Metric | Type | Description |
---|---|---|
celochain_downtime_blocks_total | Counter | Cumulative total of downtime blocks since the exporter was started |
celochain_downtime_blocks_consecutive | Gauge | Current consecutive downtime blocks (resets immediately when a block was signed after consecutive downtime blocks) |
celochain_downtime_blocks_consecutive_slow* | Gauge | Consecutive downtime blocks with a slow reset (resets after 3 signed blocks after the last consecutive downtime block was detected) |
celochain_latest_block_number | Gauge | Latest block number |
celochain_epoch_current | Gauge | Current epoch number |
celochain_epoch_countdown_blocks | Gauge | Blocks remaining until epoch change |
celochain_epoch_countdown_seconds | Gauge | Seconds remaining until epoch change |
celochain_web3_client_info | Info | labels: signer, celo node version info |
celochain_exporter_info | Info | labels: exporter version |
*The celochain_downtime_blocks_consecutive_slow metric was introduced to cope with possibly missed or delayed scrapes by Prometheus.

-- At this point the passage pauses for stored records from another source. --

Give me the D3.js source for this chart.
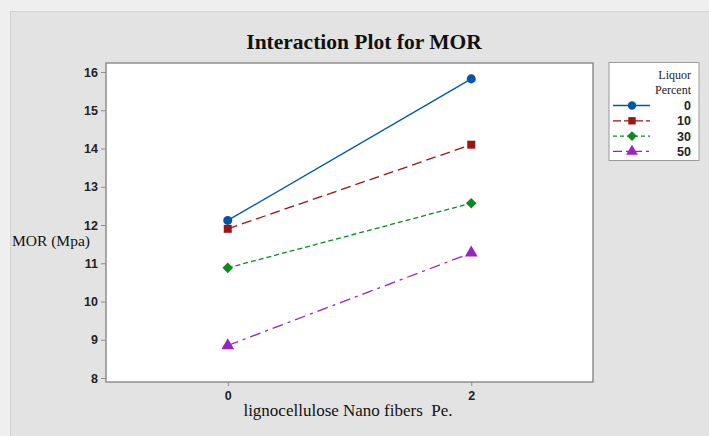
<!DOCTYPE html>
<html><head><meta charset="utf-8">
<script src="https://cdn.jsdelivr.net/npm/d3@7"></script>
<style>html,body{margin:0;padding:0;background:#efefef;}svg{display:block;}</style>
</head><body>
<svg id="c" width="709" height="436"></svg>
<script>
const xValues = [0, 2];
const seriesNames = ["0", "10", "30", "50"];
const series0 = [12.12, 15.82];
const series10 = [11.9, 14.1];
const series30 = [10.88, 12.57];
const series50 = [8.85, 11.27];
const yTicks = [8, 9, 10, 11, 12, 13, 14, 15, 16];
const xTicks = [0, 2];

const colors = ["#0056a8", "#9c1414", "#0b8a1f", "#9b22c0"];
const dashes = [null, "10,5", "5,3", "11,5,3,5"];
const shapes = [d3.symbolCircle, d3.symbolSquare, d3.symbolSquare, d3.symbolTriangle];
const rot = [0, 0, 45, 0];
const sizes = [64, 64, 56, 70];
const allSeries = [series0, series10, series30, series50];

const svg = d3.select("#c");
svg.append("rect").attr("x", 10.5).attr("y", 11.5).attr("width", 720).attr("height", 440)
  .attr("fill", "#e3e3e3").attr("stroke", "#d2d2d2");

const L = 106, R = 593, T = 63, B = 382;
const x = d3.scaleLinear().domain([-1, 3]).range([L, R]);
const y = d3.scaleLinear().domain([8, 16]).range([378, 72]);

svg.append("rect").attr("x", L).attr("y", T).attr("width", R - L).attr("height", B - T)
  .attr("fill", "#fff").attr("stroke", "#8e8e8e").attr("stroke-width", 1.5);

const ya = svg.append("g").attr("transform", `translate(${L},0)`)
  .call(d3.axisLeft(y).tickValues(yTicks).tickSize(5).tickPadding(3).tickFormat(d3.format("d")));
ya.select(".domain").remove();
ya.selectAll("line").attr("stroke", "#8e8e8e");
ya.selectAll("text").attr("font-family", "Liberation Sans, Arial, sans-serif").attr("font-size", 12.5)
  .attr("font-weight", "bold").attr("fill", "#222");

const xa = svg.append("g").attr("transform", `translate(0,${B})`)
  .call(d3.axisBottom(x).tickValues(xTicks).tickSize(4).tickPadding(5).tickFormat(d3.format("d")));
xa.select(".domain").remove();
xa.selectAll("line").attr("stroke", "#8e8e8e");
xa.selectAll("text").attr("font-family", "Liberation Sans, Arial, sans-serif").attr("font-size", 12.5)
  .attr("font-weight", "bold").attr("fill", "#222");

svg.append("text").attr("x", 364).attr("y", 49).attr("text-anchor", "middle")
  .attr("font-family", "Liberation Serif, Times New Roman, serif").attr("font-weight", "bold")
  .attr("font-size", 21.5).attr("fill", "#111").text("Interaction Plot for MOR");

svg.append("text").attr("x", 12).attr("y", 246)
  .attr("font-family", "Liberation Serif, Times New Roman, serif")
  .attr("font-size", 15.5).attr("fill", "#111").text("MOR (Mpa)");

svg.append("text").attr("x", 348).attr("y", 416).attr("text-anchor", "middle")
  .attr("font-family", "Liberation Serif, Times New Roman, serif").attr("xml:space", "preserve")
  .attr("font-size", 17).attr("fill", "#111").text("lignocellulose Nano fibers  Pe.");

const line = d3.line().x((d, i) => x(xValues[i])).y(d => y(d));
allSeries.forEach((s, k) => {
  svg.append("path").datum(s).attr("d", line).attr("fill", "none")
    .attr("stroke", colors[k]).attr("stroke-width", 1.3)
    .attr("stroke-dasharray", dashes[k]);
  svg.selectAll(null).data(s).enter().append("path")
    .attr("d", d3.symbol().type(shapes[k]).size(sizes[k]))
    .attr("transform", (d, i) => `translate(${x(xValues[i])},${y(d)}) rotate(${rot[k]})`)
    .attr("fill", colors[k]);
});

const lg = svg.append("g");
lg.append("rect").attr("x", 609).attr("y", 62.5).attr("width", 90).attr("height", 98)
  .attr("fill", "#fff").attr("stroke", "#9a9a9a");
lg.append("text").attr("x", 691).attr("y", 79).attr("text-anchor", "end")
  .attr("font-family", "Liberation Serif, Times New Roman, serif").attr("font-size", 12)
  .attr("fill", "#222").text("Liquor");
lg.append("text").attr("x", 691).attr("y", 94).attr("text-anchor", "end")
  .attr("font-family", "Liberation Serif, Times New Roman, serif").attr("font-size", 12)
  .attr("fill", "#222").text("Percent");
seriesNames.forEach((n, k) => {
  const yy = 105.5 + k * 15.3;
  lg.append("line").attr("x1", 613).attr("x2", 650).attr("y1", yy).attr("y2", yy)
    .attr("stroke", colors[k]).attr("stroke-width", 1.3).attr("stroke-dasharray", k === 0 ? null : (k === 1 ? "8,3" : (k === 2 ? "4,3" : "9,4,3,4")));
  lg.append("path").attr("d", d3.symbol().type(shapes[k]).size(sizes[k] * 0.85))
    .attr("transform", `translate(632,${yy}) rotate(${rot[k]})`).attr("fill", colors[k]);
  lg.append("text").attr("x", 691).attr("y", yy + 4.5).attr("text-anchor", "end")
    .attr("font-family", "Liberation Sans, Arial, sans-serif").attr("font-size", 12.5)
    .attr("font-weight", "bold").attr("fill", "#222").text(n);
});
</script>
</body></html>
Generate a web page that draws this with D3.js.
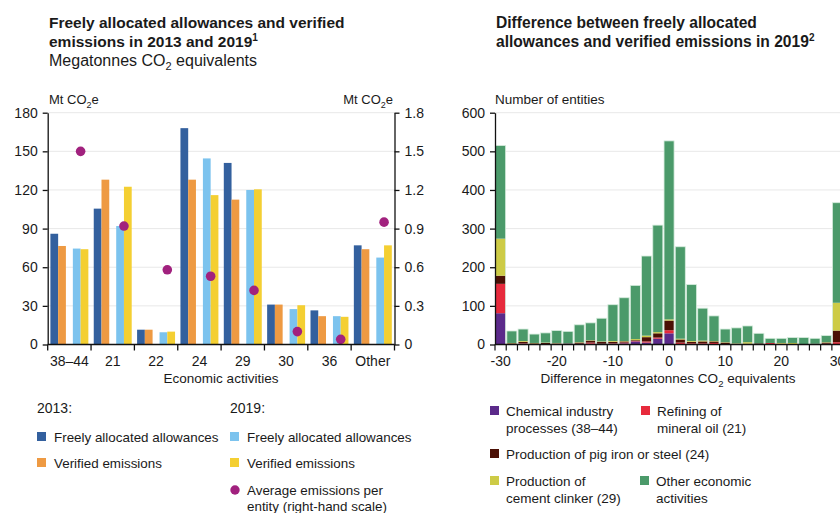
<!DOCTYPE html>
<html><head><meta charset="utf-8">
<script src="https://cdn.jsdelivr.net/npm/d3@7"></script>
<style>
html,body{margin:0;padding:0;background:#fff;overflow:hidden}
svg{display:block;font-family:"Liberation Sans",Arial,sans-serif;}
</style></head><body>
<svg id="c" width="840" height="513"></svg>
<script>
// ---------- Left chart data ----------
const activities = ["38–44","21","22","24","29","30","36","Other"];
const alloc2013 = [86,105.5,11.5,168,141,31,26.5,77];
const verified2013 = [76.5,128,11.5,128,112.5,31,22,74];
const alloc2019 = [74.5,92,9.5,144.5,120,27.5,22,67.5];
const verified2019 = [74,122.5,10,116,120.5,30.5,21.5,77];
const avgPerEntity = [1.50,0.92,0.58,0.53,0.42,0.10,0.04,0.95];
const leftTicks = [0,30,60,90,120,150,180];
const rightTicks = [0,0.3,0.6,0.9,1.2,1.5,1.8];

// ---------- Right chart data ----------
const bins = [-30,-28,-26,-24,-22,-20,-18,-16,-14,-12,-10,-8,-6,-4,-2,0,2,4,6,8,10,12,14,16,18,20,22,24,26,28,30];
const chemical = [81,1,2,1,1,2,2,1,2,2,2,3,8,5,15,29,1,0,0,0,0,0,0,0,0,0,0,0,0,0,0];
const refining = [76,0,1,0,0,0,0,1,3,0,1,2,1,3,3,8,4,3,3,4,1,1,0,1,4,2,1,1,1,2,6];
const pigIron  = [21,2,4,2,3,1,1,3,5,5,4,3,2,11,11,25,8,4,5,4,4,1,2,2,0,0,0,0,1,3,30];
const cement   = [96,1,2,1,1,1,0,1,1,1,2,1,3,4,3,3,2,2,2,1,1,1,4,0,0,2,3,0,0,1,72];
const otherAct = [241,31,31,23,25,32,31,45,45,60,94,112,139,206,277,462,238,146,84,65,34,40,42,26,12,12,14,17,14,17,259];
const countTicks = [0,100,200,300,400,500,600];
const diffTicks = [-30,-20,-10,0,10,20,30];

const C = {
  dblue:"#33609e", orange:"#ee9a43", lblue:"#7cc3ee", yellow:"#f4cf32", dot:"#a1217e",
  purple:"#5b2a8a", red:"#e72a3c", brown:"#4b1005", olive:"#cdcb46", green:"#4b9a6a",
  grid:"#e8e8e8", text:"#1a1a1a"
};

const svg = d3.select("#c");

function co2(sel, before, after, sub) {
  sel.append("tspan").text(before);
  sel.append("tspan").attr("font-size", sub).attr("dy", 4).text("2");
  sel.append("tspan").attr("dy", -4).text(after);
}

// ---------- Titles ----------
const t1 = svg.append("text").attr("x",49).attr("y",28).attr("font-weight","bold").attr("font-size",15.5).attr("fill",C.text);
t1.text("Freely allocated allowances and verified");
const t1b = svg.append("text").attr("x",49).attr("y",47).attr("font-weight","bold").attr("font-size",15.5).attr("fill",C.text);
t1b.append("tspan").text("emissions in 2013 and 2019");
t1b.append("tspan").attr("font-size",10).attr("dy",-6).text("1");
const t1c = svg.append("text").attr("x",49).attr("y",66).attr("font-size",16).attr("fill",C.text);
co2(t1c, "Megatonnes CO", " equivalents", 11);

svg.append("text").attr("x",496).attr("y",28).attr("font-weight","bold").attr("font-size",15.6).attr("fill",C.text)
  .text("Difference between freely allocated");
const t2b = svg.append("text").attr("x",496).attr("y",47).attr("font-weight","bold").attr("font-size",15.6).attr("fill",C.text);
t2b.append("tspan").text("allowances and verified emissions in 2019");
t2b.append("tspan").attr("font-size",10).attr("dy",-6).text("2");

// ---------- Left chart ----------
const y0 = 344.5, yTop = 112.7;
const yL = d3.scaleLinear().domain([0,180]).range([y0,yTop]);
const yR = d3.scaleLinear().domain([0,1.8]).range([y0,yTop]);
const xL = d3.scaleBand().domain(activities).range([47.7,394.5]);
const xPair = d3.scaleBand().domain(["2013","2019"]).range([0,xL.bandwidth()]).paddingInner(0.31).paddingOuter(0.12);
const xBar = d3.scaleBand().domain([0,1]).range([0,xPair.bandwidth()]);

const gL = svg.append("g");
gL.selectAll("line.grid").data(leftTicks.filter(d=>d>0)).join("line")
  .attr("x1",47.7).attr("x2",394.5).attr("y1",d=>yL(d)).attr("y2",d=>yL(d))
  .attr("stroke",C.grid).attr("stroke-width",1);

const series = [
  {vals:alloc2013, year:"2013", k:0, color:C.dblue},
  {vals:verified2013, year:"2013", k:1, color:C.orange},
  {vals:alloc2019, year:"2019", k:0, color:C.lblue},
  {vals:verified2019, year:"2019", k:1, color:C.yellow}
];
series.forEach(s => {
  gL.append("g").selectAll("rect").data(s.vals).join("rect")
    .attr("x",(d,i)=>xL(activities[i]) + xPair(s.year) + xBar(s.k))
    .attr("width", xBar.bandwidth())
    .attr("y", d=>yL(d)).attr("height", d=>y0 - yL(d))
    .attr("fill", s.color);
});
gL.append("g").selectAll("circle").data(avgPerEntity).join("circle")
  .attr("cx",(d,i)=>xL(activities[i]) + xPair("2019") + xPair.bandwidth()/2)
  .attr("cy", d=>yR(d)).attr("r",4.8).attr("fill",C.dot);

const axL = gL.append("g").attr("transform","translate(47.7,0)")
  .call(d3.axisLeft(yL).tickValues(leftTicks).tickSize(5).tickSizeOuter(0).tickPadding(5));
const axR = gL.append("g").attr("transform","translate(394.5,0)")
  .call(d3.axisRight(yR).tickValues(rightTicks).tickSize(5).tickSizeOuter(0).tickPadding(5)
    .tickFormat(d=> d===0 ? "0" : d3.format(".1f")(d)));
[axL, axR].forEach(a => {
  a.selectAll("text").attr("font-size",14).attr("fill",C.text).attr("font-family","Liberation Sans, Arial, sans-serif");
  a.selectAll("line,path").attr("stroke","#111").attr("stroke-width",1.3);
});
// x axis
gL.append("line").attr("x1",47.7).attr("x2",394.5).attr("y1",y0).attr("y2",y0).attr("stroke","#111").attr("stroke-width",1.3);
const bounds = activities.map(a=>xL(a)).concat([xL.range()[1]]);
gL.selectAll("line.xt").data(bounds).join("line")
  .attr("x1",d=>d).attr("x2",d=>d).attr("y1",y0).attr("y2",y0+6).attr("stroke","#111").attr("stroke-width",1.3);
gL.selectAll("text.xl").data(activities).join("text")
  .attr("x",d=>xL(d)+xL.bandwidth()/2).attr("y",366).attr("text-anchor","middle")
  .attr("font-size",14).attr("fill",C.text).text(d=>d);
gL.append("text").attr("x",221).attr("y",383).attr("text-anchor","middle").attr("font-size",13.5).attr("fill",C.text)
  .text("Economic activities");
const uL = gL.append("text").attr("x",49).attr("y",104).attr("font-size",13).attr("fill",C.text);
co2(uL, "Mt CO", "e", 9);
const uR = gL.append("text").attr("x",393).attr("y",104).attr("text-anchor","end").attr("font-size",13).attr("fill",C.text);
co2(uR, "Mt CO", "e", 9);

// left legend
const lg = svg.append("g").attr("font-size",13.4).attr("fill",C.text);
lg.append("text").attr("x",37).attr("y",413).attr("font-size",14).text("2013:");
lg.append("text").attr("x",230).attr("y",413).attr("font-size",14).text("2019:");
const legL = [
  {x:37, y:432, c:C.dblue, t:"Freely allocated allowances"},
  {x:37, y:458, c:C.orange, t:"Verified emissions"},
  {x:230, y:432, c:C.lblue, t:"Freely allocated allowances"},
  {x:230, y:458, c:C.yellow, t:"Verified emissions"}
];
legL.forEach(d=>{
  lg.append("rect").attr("x",d.x).attr("y",d.y).attr("width",9).attr("height",9).attr("fill",d.c);
  lg.append("text").attr("x",d.x+17).attr("y",d.y+10).text(d.t);
});
lg.append("circle").attr("cx",235).attr("cy",490).attr("r",4.7).attr("fill",C.dot);
lg.append("text").attr("x",247).attr("y",495).text("Average emissions per");
lg.append("text").attr("x",247).attr("y",511).text("entity (right-hand scale)");

// ---------- Right chart ----------
const xH = d3.scaleLinear().domain([-31,31]).range([495,843.1]);
const yH = d3.scaleLinear().domain([0,600]).range([y0,yTop]);
const gR = svg.append("g");
gR.selectAll("line.grid").data(countTicks.filter(d=>d>0)).join("line")
  .attr("x1",495).attr("x2",840).attr("y1",d=>yH(d)).attr("y2",d=>yH(d))
  .attr("stroke",C.grid).attr("stroke-width",1);

const keys = ["chemical","refining","pigIron","cement","other"];
const colors = {chemical:C.purple, refining:C.red, pigIron:C.brown, cement:C.olive, other:C.green};
const table = bins.map((b,i)=>({bin:b, chemical:chemical[i], refining:refining[i], pigIron:pigIron[i], cement:cement[i], other:otherAct[i]}));
const stacked = d3.stack().keys(keys)(table);
const binW = xH(1)-xH(-1);
stacked.forEach(layer=>{
  gR.append("g").selectAll("rect").data(layer).join("rect")
    .attr("x", d=>xH(d.data.bin-1)+0.6)
    .attr("width", binW-1.2)
    .attr("y", d=>yH(d[1])).attr("height", d=>Math.max(0, yH(d[0])-yH(d[1])))
    .attr("fill", colors[layer.key]);
});
// light outline on each bar
gR.append("g").selectAll("rect").data(table).join("rect")
  .attr("x", d=>xH(d.bin-1)+0.6).attr("width", binW-1.2)
  .attr("y", d=>yH(d.chemical+d.refining+d.pigIron+d.cement+d.other)).attr("height", d=>y0-yH(d.chemical+d.refining+d.pigIron+d.cement+d.other))
  .attr("fill","none").attr("stroke","#d6ecdd").attr("stroke-width",0.8);

const axH = gR.append("g").attr("transform","translate(495,0)")
  .call(d3.axisLeft(yH).tickValues(countTicks).tickSize(5).tickSizeOuter(0).tickPadding(5));
axH.selectAll("text").attr("font-size",14).attr("fill",C.text).attr("font-family","Liberation Sans, Arial, sans-serif");
axH.selectAll("line,path").attr("stroke","#111").attr("stroke-width",1.3);
gR.append("line").attr("x1",495).attr("x2",845).attr("y1",y0).attr("y2",y0).attr("stroke","#111").attr("stroke-width",1.3);
const edges = bins.map(b=>b-1).concat([bins[bins.length-1]+1]);
gR.selectAll("line.xt").data(edges).join("line")
  .attr("x1",d=>xH(d)).attr("x2",d=>xH(d)).attr("y1",y0).attr("y2",y0+6).attr("stroke","#111").attr("stroke-width",1.2);
gR.selectAll("text.xl").data(diffTicks).join("text")
  .attr("x",d=>xH(d)).attr("y",366).attr("text-anchor","middle").attr("font-size",14).attr("fill",C.text)
  .text(d=>String(d));
const xt = gR.append("text").attr("x",668).attr("y",383).attr("text-anchor","middle").attr("font-size",13.5).attr("fill",C.text);
co2(xt, "Difference in megatonnes CO", " equivalents", 9.5);
gR.append("text").attr("x",495).attr("y",104).attr("font-size",13.5).attr("fill",C.text).text("Number of entities");

// right legend
const rg = svg.append("g").attr("font-size",13.5).attr("fill",C.text);
const legR = [
  {x:490, y:406, c:C.purple, t:["Chemical industry","processes (38–44)"]},
  {x:641, y:406, c:C.red, t:["Refining of","mineral oil (21)"]},
  {x:490, y:449, c:C.brown, t:["Production of pig iron or steel (24)"]},
  {x:490, y:476, c:C.olive, t:["Production of","cement clinker (29)"]},
  {x:640, y:476, c:C.green, t:["Other economic","activities"]}
];
legR.forEach(d=>{
  rg.append("rect").attr("x",d.x).attr("y",d.y).attr("width",9).attr("height",9).attr("fill",d.c);
  d.t.forEach((line,j)=>{
    rg.append("text").attr("x",d.x+16).attr("y",d.y+9.5+j*17).text(line);
  });
});
</script>
</body></html>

Since the consecutive downtime blocks is a very important metric to monitor a validator on, the slow reset allows for a more robust setup and gives more time to scrape the maximum of consecutive downtime blocks.
# HELP celochain_downtime_blocks_total Cumulative downtime block counter
# TYPE celochain_downtime_blocks_total counter
celochain_downtime_blocks_total{signer="0x123456789AbCdEf"} 3.0
# HELP celochain_downtime_blocks_consecutive Current consecutive downtime blocks
# TYPE celochain_downtime_blocks_consecutive gauge
celochain_downtime_blocks_consecutive{signer="0x123456789AbCdEf"} 0.0
# HELP celochain_downtime_blocks_consecutive_slow Slow resetting consecutive downtime blocks
# TYPE celochain_downtime_blocks_consecutive_slow gauge
celochain_downtime_blocks_consecutive_slow{signer="0x123456789AbCdEf"} 0.0
# HELP celochain_latest_block_number Latest block queried from the blockchain
# TYPE celochain_latest_block_number gauge
celochain_latest_block_number 2.629694e+06
# HELP celochain_epoch_current Current epoch number
# TYPE celochain_epoch_current gauge
celochain_epoch_current 153.0
# HELP celochain_epoch_countdown_blocks Blocks remaining until epoch change
# TYPE celochain_epoch_countdown_blocks gauge
celochain_epoch_countdown_blocks 14147.0
# HELP celochain_epoch_countdown_seconds Seconds remaining until epoch change
# TYPE celochain_epoch_countdown_seconds gauge
celochain_epoch_countdown_seconds 70735.0
# HELP celochain_web3_client_info Web3 connected node information
# TYPE celochain_web3_client_info gauge
celochain_web3_client_info{signer="0x123456789AbCdEf",version="celo/v1.0.1-stable/linux-amd64/go1.13.14"} 1.0
# HELP celochain_exporter_info Exporter information
# TYPE celochain_exporter_info gauge
celochain_exporter_info{signer="0x123456789AbCdEf",version="1.1.1"} 1.0
The scrape interval should be at 5s to get all information in time.
Example job config:
- job_name: celo_network_validator_exporter
scrape_interval: 5s
metrics_path: /metrics
static_configs:
- targets: ['172.17.0.5:8000']
Import grafana-dashboard.json into your Grafana instance.